• DATASET EXTRACT:
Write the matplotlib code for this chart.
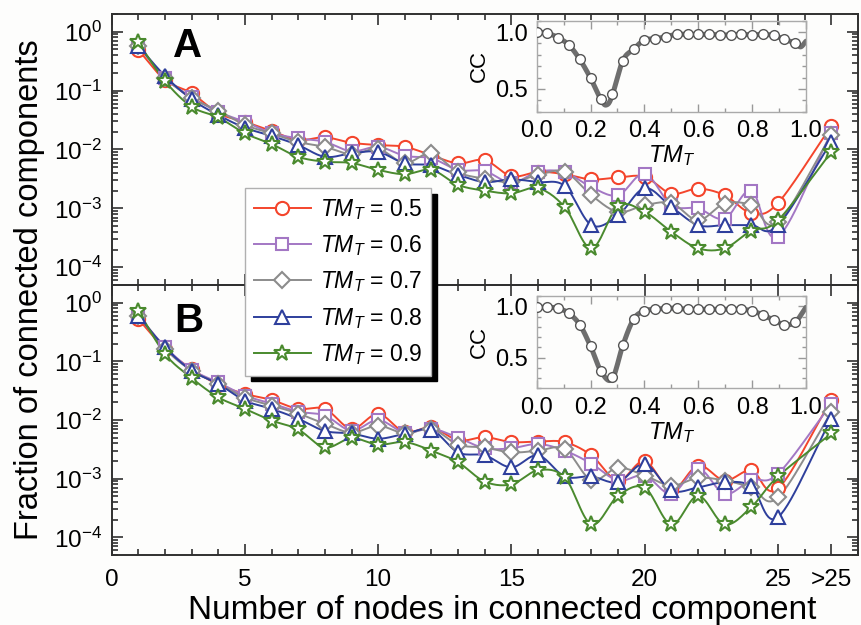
import numpy as np
import matplotlib
matplotlib.use("Agg")
import matplotlib.pyplot as plt
from matplotlib.ticker import FixedLocator, LogLocator, NullFormatter, FuncFormatter, MultipleLocator
from matplotlib.lines import Line2D

plt.rcParams.update({
    "font.family": ["Liberation Sans", "DejaVu Sans"],
    "mathtext.fontset": "custom",
    "mathtext.rm": "Liberation Sans",
    "mathtext.it": "Liberation Sans:italic",
    "mathtext.bf": "Liberation Sans:bold",
})

# ---------------- data ----------------
sizes = [1, 2, 3, 4, 5, 6, 7, 8, 9, 10, 11, 12, 13, 14, 15, 16, 17, 18, 19, 20, 21, 22, 23, 24, 25, 27]
xtick_pos = [0, 5, 10, 15, 20, 25, 27]
xtick_lab = ["0", "5", "10", "15", "20", "25", ">25"]
tm_labels = ["0.5", "0.6", "0.7", "0.8", "0.9"]

# Panel A
a_05 = [0.493, 0.152, 0.0904, 0.0412, 0.0296, 0.0206, 0.0145, 0.0161, 0.0130, 0.0119, 0.0111, 0.0080, 0.0058,
        0.0066, 0.00352, 0.00417, 0.0038, 0.0031, 0.00335, 0.00343, 0.00178, 0.00217, 0.00167, 0.00084, 0.00124, 0.0251]
a_06 = [0.575, 0.166, 0.0776, 0.0437, 0.0296, 0.0191, 0.0155, 0.0135, 0.0093, 0.0111, 0.0078, 0.0071, 0.0045,
        0.0043, 0.0027, 0.0042, 0.0041, 0.0023, 0.00167, 0.0039, 0.00113, 0.0010, 0.00067, 0.0020, 0.00033, 0.0193]
a_07 = [0.575, 0.166, 0.0752, 0.0457, 0.0261, 0.0188, 0.0134, 0.0111, 0.0083, 0.0102, 0.0059, 0.0086, 0.0041,
        0.0032, 0.0028, 0.0037, 0.0042, 0.00167, 0.00087, 0.00113, 0.00123, 0.00063, 0.00121, 0.00113, 0.00058, 0.0176]
a_08 = [0.575, 0.178, 0.0713, 0.0385, 0.0234, 0.0170, 0.0119, 0.0075, 0.0086, 0.0091, 0.0058, 0.0054, 0.0037,
        0.0028, 0.0031, 0.0028, 0.0024, 0.00052, 0.00076, 0.0022, 0.00106, 0.00052, 0.00052, 0.00052, 0.00052, 0.0135]
a_09 = [0.658, 0.146, 0.0533, 0.0352, 0.0188, 0.0124, 0.0075, 0.0062, 0.0059, 0.0045, 0.0038, 0.0045, 0.0025,
        0.0020, 0.0018, 0.0022, 0.00105, 0.00021, 0.00109, 0.00087, 0.00040, 0.00021, 0.00021, 0.00042, 0.00063, 0.0091]

# Panel B
b_05 = [0.527, 0.164, 0.0741, 0.0401, 0.0279, 0.0220, 0.0155, 0.0155, 0.0071, 0.0127, 0.0062, 0.0075, 0.0045,
        0.0051, 0.0042, 0.0043, 0.0042, 0.0025, 0.00093, 0.0020, 0.00063, 0.00167, 0.00093, 0.00138, 0.00068, 0.0220]
b_06 = [0.603, 0.178, 0.0724, 0.0437, 0.0261, 0.0191, 0.0139, 0.0119, 0.0066, 0.0100, 0.0061, 0.0071, 0.0050,
        0.0033, 0.0033, 0.0039, 0.0030, 0.0018, 0.00093, 0.00113, 0.00055, 0.00148, 0.00055, 0.00095, 0.00121, 0.0188]
b_07 = [0.603, 0.164, 0.0695, 0.0417, 0.0241, 0.0176, 0.0129, 0.0086, 0.0061, 0.0080, 0.0059, 0.0071, 0.0038,
        0.0034, 0.0028, 0.0030, 0.0032, 0.00095, 0.00153, 0.00113, 0.00076, 0.00103, 0.00093, 0.00071, 0.00048, 0.0135]
b_08 = [0.603, 0.174, 0.0695, 0.0412, 0.0214, 0.0155, 0.0105, 0.0065, 0.0059, 0.0048, 0.0058, 0.0068, 0.0028,
        0.0025, 0.00156, 0.0025, 0.00109, 0.00109, 0.00087, 0.00179, 0.00063, 0.00071, 0.00087, 0.00074, 0.00022, 0.0105]
b_09 = [0.731, 0.134, 0.0521, 0.0244, 0.0155, 0.0098, 0.0069, 0.0034, 0.0049, 0.0038, 0.0042, 0.0030, 0.0019,
        0.00089, 0.00080, 0.00139, 0.00105, 0.000166, 0.00051, 0.00070, 0.000166, 0.00051, 0.000166, 0.00033, 0.00109, 0.0059]

# Insets: CC vs TM_T
tm_pts = [0.00, 0.04, 0.08, 0.12, 0.16, 0.20, 0.24, 0.28, 0.32, 0.36, 0.40, 0.44, 0.48, 0.52, 0.56, 0.60,
          0.64, 0.68, 0.72, 0.76, 0.80, 0.84, 0.88, 0.92, 0.96]
cc_a = [1.0, 0.99, 0.95, 0.885, 0.76, 0.595, 0.41, 0.46, 0.75, 0.85, 0.93, 0.94, 0.96, 0.98, 0.98, 0.98,
        0.98, 0.975, 0.975, 0.98, 0.975, 0.98, 0.97, 0.935, 0.905]
cc_b = [0.99, 0.99, 0.98, 0.93, 0.82, 0.61, 0.37, 0.31, 0.62, 0.875, 0.955, 0.97, 0.98, 0.98, 0.97, 0.97,
        0.97, 0.97, 0.97, 0.97, 0.955, 0.915, 0.865, 0.82, 0.845]
curve_a_x = [0.00, 0.04, 0.08, 0.12, 0.16, 0.20, 0.24, 0.26, 0.28, 0.32, 0.36, 0.40, 0.44, 0.48, 0.52, 0.56,
             0.60, 0.64, 0.68, 0.72, 0.76, 0.80, 0.84, 0.88, 0.92, 0.96, 0.98, 1.00]
curve_a_y = [1.0, 0.99, 0.95, 0.885, 0.76, 0.595, 0.40, 0.36, 0.44, 0.75, 0.85, 0.93, 0.94, 0.96, 0.98, 0.98,
             0.98, 0.98, 0.975, 0.975, 0.98, 0.975, 0.98, 0.97, 0.935, 0.905, 0.87, 0.92]
curve_b_x = [0.00, 0.04, 0.08, 0.12, 0.16, 0.20, 0.24, 0.28, 0.32, 0.36, 0.40, 0.44, 0.48, 0.52, 0.56, 0.60,
             0.64, 0.68, 0.72, 0.76, 0.80, 0.84, 0.88, 0.92, 0.96, 1.00]
curve_b_y = [0.99, 0.99, 0.98, 0.93, 0.82, 0.61, 0.36, 0.29, 0.62, 0.875, 0.955, 0.97, 0.98, 0.98, 0.97, 0.97,
             0.97, 0.97, 0.97, 0.97, 0.955, 0.915, 0.865, 0.82, 0.845, 0.99]

# ---------------- style ----------------
colors = ["#f4452c", "#a377c4", "#8c8c8c", "#2e3f9c", "#4a8a2e"]
markers = ["o", "s", "D", "^", "*"]
msizes = [9.5, 8.5, 8.5, 10, 12]
spine_c = "#303030"


def smooth(x, y, n=14):
    P = np.column_stack([np.asarray(x, float), np.asarray(y, float)])
    P = np.vstack([2 * P[0] - P[1], P, 2 * P[-1] - P[-2]])
    out = []
    t = np.linspace(0, 1, n, endpoint=False)[:, None]
    for i in range(1, len(P) - 2):
        p0, p1, p2, p3 = P[i - 1], P[i], P[i + 1], P[i + 2]
        seg = 0.5 * (2 * p1 + (-p0 + p2) * t + (2 * p0 - 5 * p1 + 4 * p2 - p3) * t ** 2
                     + (-p0 + 3 * p1 - 3 * p2 + p3) * t ** 3)
        out.append(seg)
    out.append(P[-2][None, :])
    S = np.vstack(out)
    return S[:, 0], S[:, 1]


W, H = 862, 625
fig = plt.figure(figsize=(W / 100, H / 100), dpi=100, facecolor="#fdfdfc")

L, R = 111.6, 858.0
axA = fig.add_axes([L / W, 1 - 285 / H, (R - L) / W, (285 - 14) / H])
axB = fig.add_axes([L / W, 1 - 555 / H, (R - L) / W, (555 - 285) / H])

logfmt = FuncFormatter(lambda v, p: r"$10^{%d}$" % int(round(np.log10(v))))

for ax, series in [(axA, [a_05, a_06, a_07, a_08, a_09]), (axB, [b_05, b_06, b_07, b_08, b_09])]:
    ax.set_facecolor("none")
    ax.set_yscale("log")
    for vals, c, m, ms in zip(series, colors, markers, msizes):
        sx, sy = smooth(sizes, np.log10(vals))
        ax.plot(sx, 10 ** sy, color=c, lw=1.4, zorder=2)
        ax.plot(sizes, vals, ls="none", marker=m, ms=ms, mfc="white", mec=c, mew=1.5, zorder=3)
    ax.set_xlim(0, 28)
    ax.set_ylim(5e-5, 2)
    ax.xaxis.set_major_locator(FixedLocator(xtick_pos))
    ax.xaxis.set_minor_locator(MultipleLocator(1))
    ax.set_xticklabels(xtick_lab)
    ax.yaxis.set_major_locator(LogLocator(base=10, numticks=10))
    ax.yaxis.set_minor_locator(LogLocator(base=10, subs=np.arange(2, 10), numticks=10))
    ax.yaxis.set_major_formatter(logfmt)
    ax.yaxis.set_minor_formatter(NullFormatter())
    ax.tick_params(which="both", direction="in", top=True, right=True, colors=spine_c, width=1.2)
    ax.tick_params(which="major", length=8, labelsize=17.5, labelcolor="black")
    ax.tick_params(which="minor", length=4)
    ax.tick_params(axis="x", which="major", pad=10)
    ax.tick_params(axis="y", which="major", pad=7)
    for s in ax.spines.values():
        s.set_color(spine_c)
        s.set_linewidth(1.4)

axA.tick_params(axis="x", labelbottom=False)

# insets
def inset(rect, xs, ys, cx, cy, ylo):
    ia = fig.add_axes(rect)
    ia.set_facecolor("none")
    scx, scy = smooth(cx, cy, n=10)
    ia.plot(scx, scy, color="#6e6e6e", lw=3.6, solid_capstyle="round", zorder=2)
    ia.plot(xs, ys, ls="none", marker="o", ms=7, mfc="white", mec="#555555", mew=1.0, zorder=3)
    ia.set_xlim(0, 1.0)
    ia.set_ylim(ylo, 1.1)
    ia.xaxis.set_major_locator(MultipleLocator(0.2))
    ia.xaxis.set_minor_locator(MultipleLocator(0.1))
    ia.yaxis.set_major_locator(FixedLocator([0.5, 1.0]))
    ia.yaxis.set_minor_locator(MultipleLocator(0.1))
    ia.xaxis.set_major_formatter(FuncFormatter(lambda v, p: "%.1f" % v))
    ia.yaxis.set_major_formatter(FuncFormatter(lambda v, p: "%.1f" % v))
    ia.tick_params(which="both", direction="in", top=True, right=True, colors="#999999", width=1.0)
    ia.tick_params(which="major", length=6, labelsize=17, labelcolor="black", pad=6)
    ia.tick_params(which="minor", length=3)
    for s in ia.spines.values():
        s.set_color("#aaaaaa")
        s.set_linewidth(1.0)
    ia.set_xlabel(r"$\mathit{TM}_T$", fontsize=17, labelpad=1)
    ia.set_ylabel("CC", fontsize=16, labelpad=4)
    return ia

inset([536.7 / W, 1 - 111.7 / H, (806 - 536.7) / W, (111.7 - 20.7) / H], tm_pts, cc_a, curve_a_x, curve_a_y, 0.3)
inset([536.7 / W, 1 - 388.3 / H, (806 - 536.7) / W, (388.3 - 296) / H], tm_pts, cc_b, curve_b_x, curve_b_y, 0.2)

# legend
handles = [Line2D([], [], color=c, marker=m, ms=ms, mfc="white", mec=c, mew=1.5, lw=1.4)
           for c, m, ms in zip(colors, markers, msizes)]
labels = [r"$\mathit{TM}_T$ = " + t for t in tm_labels]
leg = fig.legend(handles, labels, loc="upper left", bbox_to_anchor=(245 / W, 1 - 188 / H),
                 frameon=True, fancybox=False, fontsize=16.5, handlelength=2.5, handletextpad=0.4,
                 labelspacing=0.5, borderpad=0.38, borderaxespad=0,
                 shadow={"ox": 4, "oy": -4, "facecolor": "black", "edgecolor": "black", "alpha": 1})
leg.get_frame().set_edgecolor("#b0b0b0")
leg.get_frame().set_linewidth(1.0)
leg.get_frame().set_facecolor("white")
leg.get_frame().set_alpha(1)

# panel letters and axis labels
fig.text(188 / W, 1 - 46 / H, "A", fontsize=29, fontweight="bold", ha="center", va="center")
fig.text(189 / W, 1 - 321 / H, "B", fontsize=29, fontweight="bold", ha="center", va="center")
fig.text(502 / W, 1 - 619 / H, "Number of nodes in connected component", fontsize=24,
         ha="center", va="baseline")
fig.text(30 / W, 1 - 290 / H, "Fraction of connected components", fontsize=23.5,
         ha="center", va="center", rotation=90)

fig.savefig("out.png", dpi=100, facecolor=fig.get_facecolor())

• WHAT YOU ARE ASKED TO DO: Write out the lines from the start of the material to the line with "from matplotlib.lines import Line2D", inclusive and exactly. Skip the pictures.

• SOLUTION:
Write the matplotlib code for this chart.
import numpy as np
import matplotlib
matplotlib.use("Agg")
import matplotlib.pyplot as plt
from matplotlib.ticker import FixedLocator, LogLocator, NullFormatter, FuncFormatter, MultipleLocator
from matplotlib.lines import Line2D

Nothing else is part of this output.